En lisant votre commentaire on dirait que les gouvernements font tout pour le pétrole et absolument rien pour le reste. Les forêts, l’industrie aéronautique et les pêcheurs sont tous aussi subventionnés et probablement davantage que les pétrolières. Sinon, les guerres du pétrole j’ai toujours été sceptique. L’Afghanistan n’a premièrement pas de réserves significatives. Deuxièmement, l’OPEC n’exporte pratiquement plus rien à l’occident. Pensez-vous sérieusement que l’Irak, qui recherchait justement davantage de revenus pétroliers à l’époque, aurait stoppé toute son exportation de pétrole ? Et finalement, le Québec refuse d’exploiter la majorité de ses ressources peut-importe ce qui se passe ailleurs.
@etagrats
Même si l’OPEP exporte moins à l’occident, les pays quyi forment ce cartel continuent à mettre leurs barils sur les marchés occidentaux et à les échanger en dollars US fiduciaires et magiques.
Y’a grosso modo la Russie, l’Iran et le Venezuela qui n’acceptent pas les dollars US pour vendre leur pétrole. Le dernier qui a essayé d’échanger son pétrole sans acheter des billets US, c’est la Lybie qui planifiait échanger son pétrole contre de l’or. Avant ça, c’était l’Irak.
Je vous laisse réfléchir.
Je vous conseille de lire Man, Economy and State de Murray Rothbard qui inclut un chapite entier sur l’économie de la violence. Les relations géopolitiques et les interventions militaires ont une portée complexe. L’occupation occidentale au moyen-orient a définitivement un impact avec le marché du pétrole des pays de la région, même si toutes sortes d’autres raisons peuvent être évoquées pour intervenir.
C’est pas mal de la conspiration tout cela. C’est évident que les américains n’aimeraient pas que le pétrole soit transigé en Euro, mais là ce ne serait plus une guerre pour le pétrole, mais une guerre pour maintenir le dollars comme monnaie de réserve.
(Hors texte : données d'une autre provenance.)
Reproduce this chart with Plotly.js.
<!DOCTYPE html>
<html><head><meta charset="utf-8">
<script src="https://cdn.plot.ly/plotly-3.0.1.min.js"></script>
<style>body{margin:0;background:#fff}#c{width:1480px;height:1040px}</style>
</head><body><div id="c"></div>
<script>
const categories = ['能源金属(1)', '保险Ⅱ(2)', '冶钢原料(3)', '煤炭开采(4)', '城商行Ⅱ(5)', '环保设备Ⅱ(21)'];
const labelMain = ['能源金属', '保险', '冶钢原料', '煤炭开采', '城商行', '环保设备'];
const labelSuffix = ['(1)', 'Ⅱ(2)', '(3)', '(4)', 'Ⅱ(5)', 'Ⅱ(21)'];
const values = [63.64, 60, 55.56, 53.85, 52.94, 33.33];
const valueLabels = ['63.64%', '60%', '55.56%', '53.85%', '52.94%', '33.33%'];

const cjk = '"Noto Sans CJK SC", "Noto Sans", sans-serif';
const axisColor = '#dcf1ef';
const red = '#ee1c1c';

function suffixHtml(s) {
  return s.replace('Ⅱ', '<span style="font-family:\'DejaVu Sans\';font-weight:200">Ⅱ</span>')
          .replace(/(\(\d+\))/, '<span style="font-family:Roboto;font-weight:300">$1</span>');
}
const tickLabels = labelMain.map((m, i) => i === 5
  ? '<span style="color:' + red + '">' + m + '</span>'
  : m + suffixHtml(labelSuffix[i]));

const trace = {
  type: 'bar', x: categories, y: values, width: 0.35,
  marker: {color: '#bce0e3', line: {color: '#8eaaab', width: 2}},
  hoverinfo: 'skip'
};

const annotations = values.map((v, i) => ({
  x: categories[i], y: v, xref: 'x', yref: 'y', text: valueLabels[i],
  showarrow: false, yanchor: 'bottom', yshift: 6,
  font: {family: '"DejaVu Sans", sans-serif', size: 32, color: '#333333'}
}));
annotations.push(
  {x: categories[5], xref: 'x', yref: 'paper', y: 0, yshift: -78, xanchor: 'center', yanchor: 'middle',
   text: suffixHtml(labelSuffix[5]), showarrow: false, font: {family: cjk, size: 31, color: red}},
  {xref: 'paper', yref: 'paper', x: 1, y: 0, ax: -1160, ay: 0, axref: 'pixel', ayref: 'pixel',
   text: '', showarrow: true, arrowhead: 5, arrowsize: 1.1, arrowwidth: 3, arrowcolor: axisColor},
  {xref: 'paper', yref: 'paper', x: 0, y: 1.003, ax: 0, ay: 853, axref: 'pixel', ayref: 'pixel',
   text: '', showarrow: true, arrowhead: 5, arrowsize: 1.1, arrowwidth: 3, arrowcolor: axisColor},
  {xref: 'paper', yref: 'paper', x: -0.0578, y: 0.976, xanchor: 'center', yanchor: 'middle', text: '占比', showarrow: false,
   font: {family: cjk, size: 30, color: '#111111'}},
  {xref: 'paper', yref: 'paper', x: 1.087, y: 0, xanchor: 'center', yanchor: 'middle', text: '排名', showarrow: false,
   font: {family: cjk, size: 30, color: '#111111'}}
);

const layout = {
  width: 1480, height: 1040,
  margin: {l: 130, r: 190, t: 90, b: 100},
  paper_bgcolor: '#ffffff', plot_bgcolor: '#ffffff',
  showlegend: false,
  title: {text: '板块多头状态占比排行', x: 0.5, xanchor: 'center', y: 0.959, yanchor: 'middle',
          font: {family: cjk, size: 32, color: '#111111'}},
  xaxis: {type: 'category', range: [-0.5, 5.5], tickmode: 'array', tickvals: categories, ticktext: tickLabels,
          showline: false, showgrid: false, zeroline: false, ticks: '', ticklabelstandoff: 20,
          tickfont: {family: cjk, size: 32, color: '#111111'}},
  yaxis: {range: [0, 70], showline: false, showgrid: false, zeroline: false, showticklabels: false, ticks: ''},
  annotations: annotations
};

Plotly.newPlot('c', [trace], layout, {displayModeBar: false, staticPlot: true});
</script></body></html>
Monnaie de réserve, exact. Sur quoi se fonde la valeur d’une monnaie fiduciaire? -> la confiance.
C’est Thomas Jefferson qui disait: « Confidence is everywhere the parent of despotism. Free government is founded in jealousy, and not in confidence. »
L’histoire se répète.
Si on regarde la géopolitique mondiale avec le principe de propriété privée, chaque pays est une société de propriété privée où chaque citoyen est un propriétaire partie prenante (stakeholder).
Quand nous fermons les yeux sur les injustices et les agressions commises par NOS employés qui sont ultimement sous NOTRE responsabilité pour défendre NOS intérêts et NOTRE propriété privée (notre pays)… c’est quand même nous, citoyens, qui sommes responsables.
Tout devient une conspiration pour les citoyens qui refusent de prendre personnellement la responsabilité des actes de leur gouvernement, de leur armée et de leur banque centrale.
Si les actionnaires négligeants finissent par perdre leur investissement face à une mauvaise administration de leur entreprise, les citoyens complaisants face à un mauvais gouvernement perdent leur liberté. Si on étend ce principe à la géopolitique mondiale, on observe que les marchés sont définitivement en perdition face à une monnaie mondiale fondée sur l’agression.